This exhibition presents extraordinary textiles from the renowned collection of Asian art at the Nelson-Atkins Museum of Art in Kansas City, Missouri. Because they are fragile and light sensitive, they are rarely displayed. They show how Chinese, Indian, Japanese, Persian, and Turkish artists have combined innovative and meticulous techniques with precious materials to create luxurious textiles.
Organized thematically, Weaving Splendor explores the many different purposes for which Asian textiles have been made and used. Formal silk robes of the court signified power and status. Striking theater costumes brought characters to life on stage. Textured velvets and exquisite furniture covers defined and transformed interiors. Shimmering tapestry-woven carpets served as diplomatic gifts. Sumptuous pashmina shawls, embroidered wall hangings, and colorful chintzes fueled global trade.
Weaving—interlacing warp and weft threads, often using a loom—is an ancient method of creating fabric that reaches astonishing heights in Asia. Each textile on view, whether woven from cotton, linen, silk, or wool, tells a complex and fascinating story. Dating from the fifteenth to the twenty-first centuries, they give insight into Asia’s diverse and enduring textile traditions.
Court: Professional Presentation
Members of the ruling class wore formal robes to signify their position and status in the governmental hierarchies of China and Japan from the seventeenth to nineteenth centuries. Specific forms, colors, and symbolic images identify the wearer’s authority, power, prestige, and privilege. Trained artists used labor-intensive techniques and the finest materials available to produce government dress.
Some wealthy officials commissioned artists to customize their robes with favorite images and superb craftsmanship. Although the garments adhere to strict rules of rank, personalized details showcase the wearer’s style and taste.
Theater Costumes: Creating Characters Onstage
Theater costumes transform actors into characters. As performers take the stage and a story unfolds, they invite the audience to enter a different place, a distant time, or an illusionary world.
In Japan, Bugaku, Kyōgen, and Nō performances are conducted for both human and divine audiences. Each type of theater follows a distinct costume convention. Sculptural, voluminous, and often multilayered costumes envelop and obscure performers’ identities. Masks and other props also help actors embody and perform distinct characters.
With dazzling costumes, acrobats, makeup, and songs, Chinese operas entertained audiences that included the imperial families during the Ming (1368–1644) and Qing (1644–1911) dynasties. Some costumes resembled garments worn in real life, while others were exaggerated to create a spectacle.
Furnishings: Transforming Space
Asian textile makers created carpets, furniture covers, and hangings durable enough for sustained use and pliable enough to pack for travel and storage. These textiles brought comfort and beauty to private interior spaces. In temples textiles helped worshippers imagine paradise and transcend their earthly surroundings.

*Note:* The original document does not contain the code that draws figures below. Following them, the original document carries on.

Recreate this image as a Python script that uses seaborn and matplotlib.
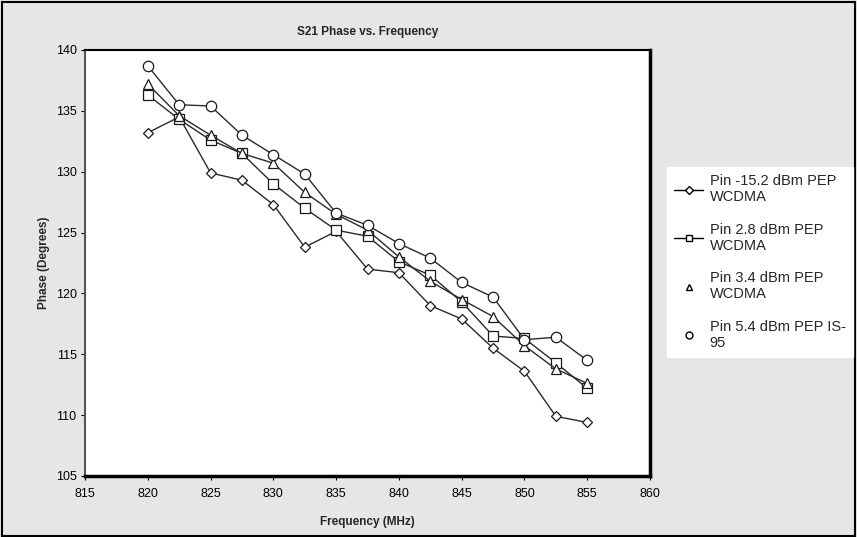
import pandas as pd
import matplotlib
matplotlib.use('Agg')
import matplotlib.pyplot as plt
from matplotlib.lines import Line2D
from matplotlib.patches import Rectangle
import seaborn as sns

# Data
freq = [820, 822.5, 825, 827.5, 830, 832.5, 835, 837.5, 840, 842.5, 845, 847.5, 850, 852.5, 855]
pin_m15_2 = [133.2, 134.5, 129.9, 129.3, 127.3, 123.8, 125.1, 122.0, 121.7, 119.0, 117.9, 115.5, 113.6, 109.9, 109.4]
pin_2_8 = [136.3, 134.3, 132.6, 131.5, 129.0, 127.0, 125.2, 124.7, 122.6, 121.5, 119.3, 116.5, 116.3, 114.3, 112.2]
pin_3_4 = [137.2, 134.6, 133.0, 131.5, 130.7, 128.3, 126.5, 125.2, 123.0, 121.0, 119.5, 118.1, 115.7, 113.8, 112.6]
pin_5_4 = [138.7, 135.5, 135.4, 133.0, 131.4, 129.8, 126.6, 125.6, 124.1, 122.9, 120.9, 119.7, 116.2, 116.4, 114.5]

labels = ['Pin -15.2 dBm PEP\nWCDMA', 'Pin 2.8 dBm PEP\nWCDMA',
          'Pin 3.4 dBm PEP\nWCDMA', 'Pin 5.4 dBm PEP IS-\n95']
series = [pin_m15_2, pin_2_8, pin_3_4, pin_5_4]
markers = ['D', 's', '^', 'o']
msizes = [5, 6.5, 7, 7.5]

sns.set_theme(style='white')
plt.rcParams['font.family'] = ['Liberation Sans', 'DejaVu Sans']

bg = '#e6e6e6'
fig = plt.figure(figsize=(8.57, 5.37), dpi=100, facecolor=bg)
ax = fig.add_axes([0.0992, 0.1136, 0.6593, 0.7933])
ax.set_facecolor('white')

for vals, m, ms in zip(series, markers, msizes):
    df = pd.DataFrame({'Frequency': freq, 'Phase': vals})
    sns.lineplot(data=df, x='Frequency', y='Phase', ax=ax, color='#2a2a2a',
                 linewidth=1.0, marker=m, markersize=ms, markerfacecolor='white',
                 markeredgecolor='#1a1a1a', markeredgewidth=0.9)

ax.set_xlim(815, 860)
ax.set_ylim(105, 140)
ax.set_xticks(range(815, 861, 5))
ax.set_yticks(range(105, 141, 5))
ax.tick_params(axis='both', labelsize=9, length=3, width=0.8, direction='out',
               colors='black', bottom=True, left=True, pad=3)
ax.tick_params(axis='x', pad=6)

for side, lw in [('top', 1.5), ('left', 1.5), ('bottom', 2.5), ('right', 2.5)]:
    ax.spines[side].set_color('black')
    ax.spines[side].set_linewidth(lw)
ax.spines['left'].set_color('#555555')

ax.set_title('S21 Phase vs. Frequency', fontsize=8.5, fontweight='bold', pad=11)
ax.set_xlabel('Frequency (MHz)', fontsize=8.5, fontweight='bold', labelpad=11)
ax.set_ylabel('Phase (Degrees)', fontsize=8.5, fontweight='bold', labelpad=4)

handles = [
    Line2D([], [], color='black', lw=1, marker='D', ms=4.5, mfc='white', mec='black'),
    Line2D([], [], color='black', lw=1, marker='s', ms=5, mfc='white', mec='black'),
    Line2D([], [], color='black', lw=0, marker='^', ms=5, mfc='white', mec='black'),
    Line2D([], [], color='black', lw=0, marker='o', ms=5, mfc='white', mec='black'),
]
leg = fig.legend(handles, labels, loc='upper left', bbox_to_anchor=(0.778, 0.689),
                 fontsize=10.5, frameon=True, fancybox=False, framealpha=1,
                 edgecolor='white', facecolor='white', handlelength=2.0,
                 labelspacing=1.25, borderpad=0.5, handletextpad=0.45,
                 borderaxespad=0)

fig.patches.append(Rectangle((0.002, 0.002), 0.996, 0.994, transform=fig.transFigure,
                             fill=False, edgecolor='black', linewidth=1.5))

fig.savefig('out.png', dpi=100, facecolor=bg)
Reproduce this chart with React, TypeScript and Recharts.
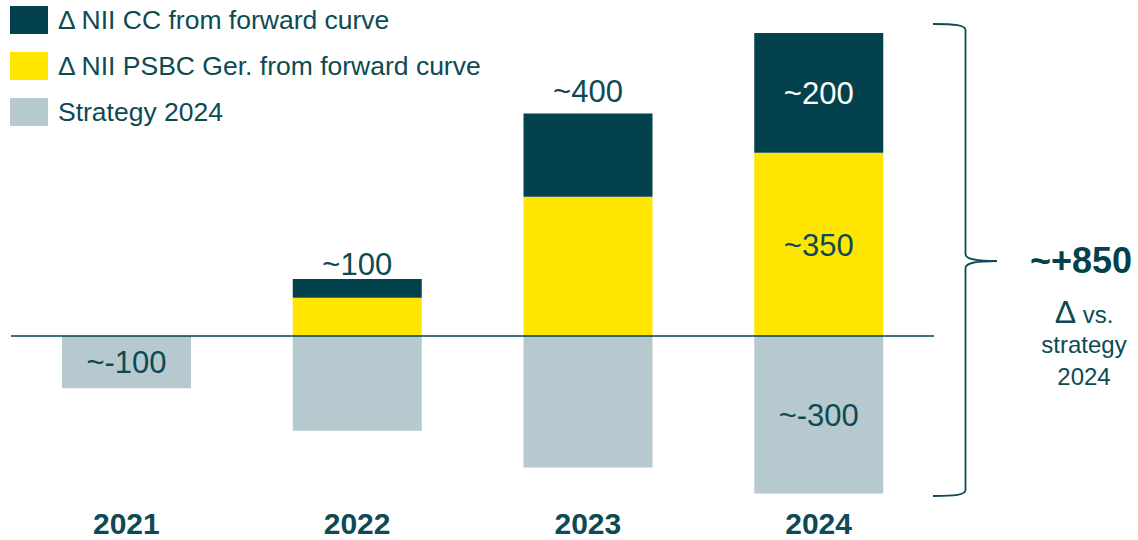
import { BarChart, Bar, XAxis, YAxis, ReferenceLine, LabelList } from 'recharts';

const years = ['2021', '2022', '2023', '2024'];
const strategy = [-100, -181, -251, -301];
const psbcGer = [0, 73, 266, 350];
const ccNii = [0, 36, 159, 229];

const topLabels = ['', '~100', '~400', ''];
const ccLabels = ['', '', '', '~200'];
const psbcLabels = ['', '', '', '~350'];
const strategyLabels = ['~-100', '', '', '~-300'];
// gap between the total label and top of the stack, per year
const topLabelGap = [0, 4, 12, 0];

const seriesNames = [
  'Δ NII CC from forward curve',
  'Δ NII PSBC Ger. from forward curve',
  'Strategy 2024',
];

const DARK = '#03424C';
const YELLOW = '#FFE600';
const GREY = '#B6C9CF';
const TEXT = '#0D4A54';
const FONT = '"Liberation Sans", Arial, sans-serif';

const data = years.map((year, i) => ({
  year,
  strategy: strategy[i],
  psbc: psbcGer[i],
  cc: ccNii[i],
  top: topLabels[i],
  ccLabel: ccLabels[i],
  psbcLabel: psbcLabels[i],
  strategyLabel: strategyLabels[i],
}));

const box = (p: any) => {
  const vb = p.viewBox && p.viewBox.width !== undefined ? p.viewBox : p;
  return { x: Number(vb.x), y: Number(vb.y), width: Number(vb.width), height: Number(vb.height) };
};

const insideLabel = (color: string) => (props: any) => {
  if (!props.value) return null;
  const { x, y, width, height } = box(props);
  return (
    <text
      x={x + width / 2}
      y={y + height / 2}
      dy="0.36em"
      textAnchor="middle"
      fill={color}
      fontSize={31}
      fontFamily={FONT}
    >
      {props.value}
    </text>
  );
};

const topLabel = (props: any) => {
  if (!props.value) return null;
  const { x, y, width, height } = box(props);
  const top = Math.min(y, y + height);
  const idx = topLabels.indexOf(props.value);
  return (
    <text
      x={x + width / 2}
      y={top - topLabelGap[idx]}
      textAnchor="middle"
      fill={TEXT}
      fontSize={31}
      fontFamily={FONT}
    >
      {props.value}
    </text>
  );
};

const YearTick = ({ x, y, payload }: any) => (
  <text x={x} y={y} dy={30} textAnchor="middle" fill={TEXT} fontSize={30} fontWeight="bold" fontFamily={FONT}>
    {payload.value}
  </text>
);

export default function App() {
  const colors = [DARK, YELLOW, GREY];
  return (
    <div style={{ position: 'absolute', left: 0, top: 0, width: 1138, height: 540, background: '#fff', fontFamily: FONT }}>
      <BarChart
        width={1138}
        height={540}
        data={data}
        stackOffset="sign"
        barSize={129}
        margin={{ top: 22, right: 204, bottom: 0, left: 11 }}
      >
        <XAxis
          dataKey="year"
          axisLine={false}
          tickLine={false}
          tickSize={0}
          tickMargin={0}
          height={36.5}
          tick={<YearTick />}
          interval={0}
        />
        <YAxis hide domain={[-320, 600]} />
        <Bar dataKey="strategy" stackId="a" fill={GREY} isAnimationActive={false}>
          <LabelList dataKey="strategyLabel" content={insideLabel(TEXT)} />
        </Bar>
        <Bar dataKey="psbc" stackId="a" fill={YELLOW} isAnimationActive={false}>
          <LabelList dataKey="psbcLabel" content={insideLabel(TEXT)} />
        </Bar>
        <Bar dataKey="cc" stackId="a" fill={DARK} isAnimationActive={false}>
          <LabelList dataKey="ccLabel" content={insideLabel('#ffffff')} />
          <LabelList dataKey="top" content={topLabel} />
        </Bar>
        <ReferenceLine y={0} stroke={DARK} strokeWidth={1.5} />
      </BarChart>

      {/* legend */}
      <div style={{ position: 'absolute', left: 10, top: 6 }}>
        {seriesNames.map((name, i) => (
          <div key={name} style={{ display: 'flex', alignItems: 'center', height: 28, marginBottom: 18 }}>
            <div style={{ width: 38, height: 28, background: colors[i] }} />
            <span style={{ marginLeft: 10, fontSize: 26.5, color: TEXT, lineHeight: '28px', whiteSpace: 'nowrap' }}>{name}</span>
          </div>
        ))}
      </div>

      {/* bracket and total delta */}
      <svg width={1138} height={540} style={{ position: 'absolute', left: 0, top: 0, pointerEvents: 'none' }}>
        <path
          d="M 933 24 C 955 24, 965.5 25, 965.5 30 L 965.5 254 C 965.5 259, 975 261, 997 261 C 975 261, 965.5 263, 965.5 268 L 965.5 490 C 965.5 495, 955 496, 933 496"
          fill="none"
          stroke={TEXT}
          strokeWidth={1.8}
        />
        <text x={1081} y={273} textAnchor="middle" fill={DARK} fontSize={36} fontWeight="bold" fontFamily={FONT}>
          ~+850
        </text>
        <text x={1084} y={323} textAnchor="middle" fill={TEXT} fontSize={24} fontFamily={FONT}>
          <tspan fontSize={32}>Δ</tspan> vs.
        </text>
        <text x={1084} y={353} textAnchor="middle" fill={TEXT} fontSize={24} fontFamily={FONT}>
          strategy
        </text>
        <text x={1084} y={385} textAnchor="middle" fill={TEXT} fontSize={24} fontFamily={FONT}>
          2024
        </text>
      </svg>
    </div>
  );
}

Throughout the year, textiles marked celebrations, festivals, and personal milestones. Artists wove exquisite images that carried specific messages and imbued these textiles with meaning. Whenever their owners displayed and used them, these textiles defined space and transformed interiors.
International Exchange: Asian Textiles, Diplomacy, and the Rise of Global Markets
The desire for Asian textiles has driven global trade and supported diplomatic efforts. Until the sixteenth century, Asian, African, and Arab traders controlled the transport of Asian textiles to the Mediterranean along the Silk Road and by sea. Seeking direct access to trade, England, France, the Netherlands, Portugal, and Spain formed bureaucratic trading companies. As the hunger for carpets, embroideries, fine silks, and cotton from Iran, India, Syria, and Turkey sharpened in the seventeenth century, European colonial efforts to control trade with Asia and the Pacific Islands intensified. What started as a bid for direct access to trade and economic growth evolved into territorial claims and empire building.

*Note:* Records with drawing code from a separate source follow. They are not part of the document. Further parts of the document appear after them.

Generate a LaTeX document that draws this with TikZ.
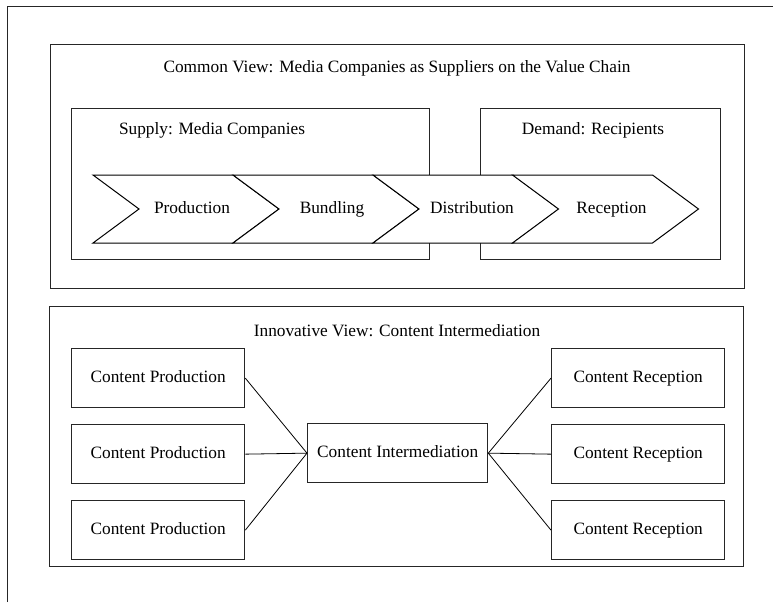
\documentclass[tikz,border=0pt]{standalone}
\usepackage{fontspec}
\setmainfont{Liberation Serif}
\begin{document}
\begin{tikzpicture}[x=1pt,y=-1pt,
  every node/.style={font=\fontsize{17.3}{20}\selectfont, inner sep=0pt},
  lbl/.style={text height=12.2pt, text depth=3.8pt},
  frame/.style={draw=black!85, line width=1.3pt},
  box/.style={draw=black!85, line width=1.3pt, fill=white, anchor=north west},
  chev/.style={draw=black, line width=1pt, fill=white},
  link/.style={draw=black, line width=0.8pt}]
\useasboundingbox (0,0) rectangle (773,602);
% outer frame (only top and left edges visible)
\coordinate (fa) at (7.5,602);
\coordinate (fb) at (7.5,6.5);
\coordinate (fc) at (773,6.5);
\draw[frame] (fa) -- (fb) -- (fc);
% top section
\node[box, minimum width=694pt, minimum height=244pt] (top) at (50,44) {};
\node[lbl] (toptitle) at (397,68) {Common View: Media Companies as Suppliers on the Value Chain};
\node[box, minimum width=358pt, minimum height=151pt] (supply) at (71,108) {};
\node[box, minimum width=240pt, minimum height=151pt] (demand) at (480,108) {};
\node[lbl] (supplyt) at (212,130) {Supply: Media Companies};
\node[lbl] (demandt) at (593,130) {Demand: Recipients};
% chevrons
\foreach \L/\name/\txt in {93/prod/Production, 233/bund/Bundling, 373/dist/Distribution, 512.5/rec/Reception}{
  \draw[chev] (\L,175) -- ++(140,0) -- ++(46,34) -- ++(-46,34) -- ++(-140,0) -- ++(46,-34) -- cycle;
  \node[lbl] (\name) at (\L+99,209) {\txt};
}
% bottom section
\node[box, minimum width=694pt, minimum height=260pt] (bottom) at (49,306) {};
\node[lbl] (bottomt) at (397,332) {Innovative View: Content Intermediation};
\node[box, minimum width=173pt, minimum height=59pt] (cp1) at (71,348) {};
\node[box, minimum width=173pt, minimum height=59pt] (cp2) at (71,424) {};
\node[box, minimum width=173pt, minimum height=59pt] (cp3) at (71,500) {};
\node[lbl] at (cp1.center) {Content Production};
\node[lbl] at (cp2.center) {Content Production};
\node[lbl] at (cp3.center) {Content Production};
\node[box, minimum width=180pt, minimum height=59pt] (ci) at (307,423) {};
\node[lbl] at (ci.center) {Content Intermediation};
\node[box, minimum width=173pt, minimum height=59pt] (cr1) at (551,348) {};
\node[box, minimum width=173pt, minimum height=59pt] (cr2) at (551,424) {};
\node[box, minimum width=173pt, minimum height=59pt] (cr3) at (551,500) {};
\node[lbl] at (cr1.center) {Content Reception};
\node[lbl] at (cr2.center) {Content Reception};
\node[lbl] at (cr3.center) {Content Reception};
\draw[link] (cp1.east) -- (ci.west);
\draw[link] (cp2.east) -- (ci.west);
\draw[link] (cp3.east) -- (ci.west);
\draw[link] (ci.east) -- (cr1.west);
\draw[link] (ci.east) -- (cr2.west);
\draw[link] (ci.east) -- (cr3.west);
\end{tikzpicture}
\end{document}
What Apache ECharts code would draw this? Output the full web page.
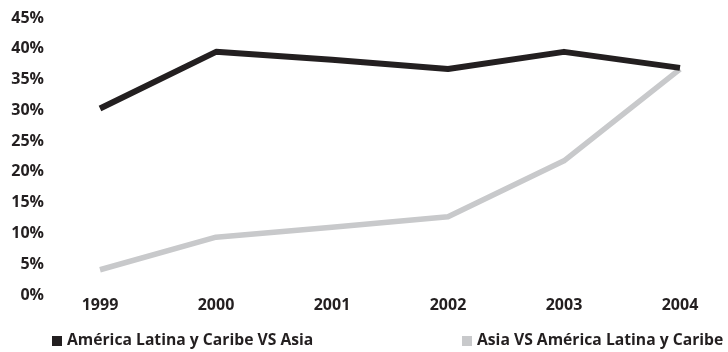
<!DOCTYPE html>
<html>
<head>
<meta charset="utf-8">
<script src="https://cdn.jsdelivr.net/npm/echarts@6/dist/echarts.min.js"></script>
<style>
  html, body { margin: 0; padding: 0; background: #fff; }
  #chart { width: 728px; height: 352px; }
</style>
</head>
<body>
<div id="chart"></div>
<script>
// Years on the horizontal axis
const years = ['1999', '2000', '2001', '2002', '2003', '2004'];
// Share (%) of each flow
const latamVsAsia = [30.3, 39.5, 38.2, 36.7, 39.5, 36.9];
const asiaVsLatam = [4.1, 9.4, 11.0, 12.7, 21.8, 36.7];
const seriesNames = ['América Latina y Caribe VS Asia', 'Asia VS América Latina y Caribe'];
// Y ticks: 0..45 step 5
const yMin = 0, yMax = 45, yStep = 5;

const font = '"Open Sans", "Noto Sans", sans-serif';
const textColor = '#231f20';

const chart = echarts.init(document.getElementById('chart'), null, { renderer: 'canvas' });
chart.setOption({
  animation: false,
  backgroundColor: '#ffffff',
  grid: { left: 100, right: 48, top: 18, bottom: 57 },
  legend: [
    {
      data: [seriesNames[0]],
      left: 52, top: 333,
      icon: 'rect', itemWidth: 10, itemHeight: 10, itemGap: 10,
      textStyle: { fontFamily: font, fontWeight: 'bold', fontSize: 15.7, color: textColor },
      padding: 0
    },
    {
      data: [seriesNames[1]],
      left: 462, top: 333,
      icon: 'rect', itemWidth: 10, itemHeight: 10, itemGap: 10,
      textStyle: { fontFamily: font, fontWeight: 'bold', fontSize: 15.7, color: textColor },
      padding: 0
    }
  ],
  xAxis: {
    type: 'category',
    data: years,
    boundaryGap: false,
    axisLine: { show: false },
    axisTick: { show: false },
    splitLine: { show: false },
    axisLabel: { fontFamily: font, fontWeight: 'bold', fontSize: 16, color: textColor, margin: 2 }
  },
  yAxis: {
    type: 'value',
    min: yMin, max: yMax, interval: yStep,
    axisLine: { show: false },
    axisTick: { show: false },
    splitLine: { show: false },
    axisLabel: { fontFamily: font, fontWeight: 'bold', fontSize: 16, color: textColor, margin: 56, formatter: '{value}%' }
  },
  series: [
    {
      name: seriesNames[0],
      type: 'line',
      data: latamVsAsia,
      symbol: 'none',
      z: 3,
      lineStyle: { color: '#231f20', width: 6, cap: 'butt', join: 'round' },
      itemStyle: { color: '#231f20' }
    },
    {
      name: seriesNames[1],
      type: 'line',
      data: asiaVsLatam,
      symbol: 'none',
      z: 2,
      lineStyle: { color: '#c8c9cb', width: 5.5, cap: 'butt', join: 'round' },
      itemStyle: { color: '#c8c9cb' }
    }
  ]
});
</script>
</body>
</html>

These new trading networks changed the world. Rulers gave magnificent textiles to broker political alliances across continents. Asian nations and manufacturers capitalized on the expanded market, tailoring luxury goods such as shawls and tapestries for American and European tastes. As a result, Asian textiles revolutionized global style and transformed economies.

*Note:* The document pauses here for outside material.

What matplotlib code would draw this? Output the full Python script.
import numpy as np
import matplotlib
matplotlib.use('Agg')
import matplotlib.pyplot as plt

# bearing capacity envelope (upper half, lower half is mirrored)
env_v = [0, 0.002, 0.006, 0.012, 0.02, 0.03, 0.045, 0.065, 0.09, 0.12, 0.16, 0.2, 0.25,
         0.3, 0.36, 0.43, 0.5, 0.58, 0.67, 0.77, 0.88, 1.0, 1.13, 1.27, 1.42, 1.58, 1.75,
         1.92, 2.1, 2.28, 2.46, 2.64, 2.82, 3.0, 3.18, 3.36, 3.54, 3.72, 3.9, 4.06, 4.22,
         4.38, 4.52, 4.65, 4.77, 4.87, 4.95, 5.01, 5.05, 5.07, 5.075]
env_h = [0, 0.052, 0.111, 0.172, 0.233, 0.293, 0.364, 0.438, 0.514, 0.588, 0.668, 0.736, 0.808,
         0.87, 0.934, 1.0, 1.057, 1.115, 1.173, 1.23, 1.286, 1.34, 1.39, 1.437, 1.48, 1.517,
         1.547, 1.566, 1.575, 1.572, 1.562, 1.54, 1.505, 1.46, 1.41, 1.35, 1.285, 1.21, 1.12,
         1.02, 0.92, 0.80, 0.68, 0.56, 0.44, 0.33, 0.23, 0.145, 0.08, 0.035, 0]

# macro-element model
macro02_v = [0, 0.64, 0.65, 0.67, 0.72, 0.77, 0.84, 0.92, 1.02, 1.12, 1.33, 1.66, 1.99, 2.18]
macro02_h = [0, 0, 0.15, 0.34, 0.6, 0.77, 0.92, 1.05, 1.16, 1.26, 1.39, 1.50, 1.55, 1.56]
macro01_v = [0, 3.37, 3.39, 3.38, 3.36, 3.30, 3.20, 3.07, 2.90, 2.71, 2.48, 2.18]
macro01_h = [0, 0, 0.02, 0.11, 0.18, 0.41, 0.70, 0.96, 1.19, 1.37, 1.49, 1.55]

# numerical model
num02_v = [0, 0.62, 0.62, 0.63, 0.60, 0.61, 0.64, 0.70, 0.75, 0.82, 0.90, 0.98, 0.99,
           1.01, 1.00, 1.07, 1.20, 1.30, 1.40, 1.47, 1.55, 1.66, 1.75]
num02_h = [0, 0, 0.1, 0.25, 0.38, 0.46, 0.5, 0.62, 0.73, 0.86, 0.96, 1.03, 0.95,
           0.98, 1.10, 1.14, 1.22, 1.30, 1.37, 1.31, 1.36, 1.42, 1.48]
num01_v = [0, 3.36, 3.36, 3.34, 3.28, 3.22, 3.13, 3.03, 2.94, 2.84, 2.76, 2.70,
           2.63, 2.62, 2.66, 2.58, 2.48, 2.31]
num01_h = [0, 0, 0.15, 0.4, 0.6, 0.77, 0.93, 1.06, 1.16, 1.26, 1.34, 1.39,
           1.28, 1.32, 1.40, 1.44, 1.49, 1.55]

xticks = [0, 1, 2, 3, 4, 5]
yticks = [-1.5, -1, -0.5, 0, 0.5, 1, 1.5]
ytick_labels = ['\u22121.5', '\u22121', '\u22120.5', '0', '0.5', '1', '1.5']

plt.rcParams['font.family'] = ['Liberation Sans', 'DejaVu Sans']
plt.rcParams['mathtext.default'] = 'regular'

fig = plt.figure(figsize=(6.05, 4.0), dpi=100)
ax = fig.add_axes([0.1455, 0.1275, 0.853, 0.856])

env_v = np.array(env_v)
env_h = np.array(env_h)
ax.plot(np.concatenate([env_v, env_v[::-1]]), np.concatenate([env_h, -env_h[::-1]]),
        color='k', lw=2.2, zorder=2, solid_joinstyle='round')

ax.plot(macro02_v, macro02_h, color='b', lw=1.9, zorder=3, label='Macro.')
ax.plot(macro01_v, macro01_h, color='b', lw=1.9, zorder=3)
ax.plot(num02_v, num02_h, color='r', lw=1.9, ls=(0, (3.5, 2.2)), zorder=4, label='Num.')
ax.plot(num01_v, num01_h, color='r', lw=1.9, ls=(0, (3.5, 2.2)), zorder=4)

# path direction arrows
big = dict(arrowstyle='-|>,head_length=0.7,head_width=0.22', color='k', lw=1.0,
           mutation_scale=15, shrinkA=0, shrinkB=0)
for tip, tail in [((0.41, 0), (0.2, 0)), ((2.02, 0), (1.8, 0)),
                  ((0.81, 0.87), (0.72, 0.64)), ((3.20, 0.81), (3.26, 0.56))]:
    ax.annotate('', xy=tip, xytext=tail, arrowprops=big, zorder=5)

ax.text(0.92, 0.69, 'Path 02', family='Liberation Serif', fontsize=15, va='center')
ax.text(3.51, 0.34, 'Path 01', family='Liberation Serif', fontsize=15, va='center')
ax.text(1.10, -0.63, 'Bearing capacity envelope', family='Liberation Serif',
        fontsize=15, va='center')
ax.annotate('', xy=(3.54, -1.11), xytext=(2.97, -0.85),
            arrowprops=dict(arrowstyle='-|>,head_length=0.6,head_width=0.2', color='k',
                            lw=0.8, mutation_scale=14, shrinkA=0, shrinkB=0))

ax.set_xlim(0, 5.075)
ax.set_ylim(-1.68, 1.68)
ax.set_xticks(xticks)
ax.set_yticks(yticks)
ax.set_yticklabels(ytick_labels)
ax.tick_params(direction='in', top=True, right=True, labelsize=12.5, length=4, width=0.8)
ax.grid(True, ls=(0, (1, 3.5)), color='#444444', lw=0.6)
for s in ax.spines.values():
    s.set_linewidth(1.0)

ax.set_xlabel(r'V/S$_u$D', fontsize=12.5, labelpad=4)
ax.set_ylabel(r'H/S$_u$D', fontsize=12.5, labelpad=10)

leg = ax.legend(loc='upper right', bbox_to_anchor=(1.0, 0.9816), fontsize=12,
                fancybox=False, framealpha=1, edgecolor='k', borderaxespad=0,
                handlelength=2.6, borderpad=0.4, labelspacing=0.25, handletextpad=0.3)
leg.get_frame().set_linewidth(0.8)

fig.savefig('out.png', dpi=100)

Enduring Traditions: Modern and Contemporary Asian Textiles
With direct access to European markets beginning in the sixteenth century, Asian designers, manufacturers, and exporters transformed traditional textiles to adapt to foreign tastes. By the nineteenth century, however, increasing mechanization through inventions such as the Jacquard loom and the acquisition of raw materials from colonized regions enabled European manufacturers to create cheaper local textiles that undercut handmade Asian imports.
Today, fine textile and fashion industries are once again thriving across Asia. Some traditional art forms, like carpet weaving, have survived and continued to find demand in international markets. Asian textile artists and designers frequently collaborate with local communities, governments, nonprofits, and patrons to keep traditional techniques alive. Other contemporary designers and manufacturers inspired by historical Asian textiles create inventive new fashions and furnishings to accommodate both local and global tastes.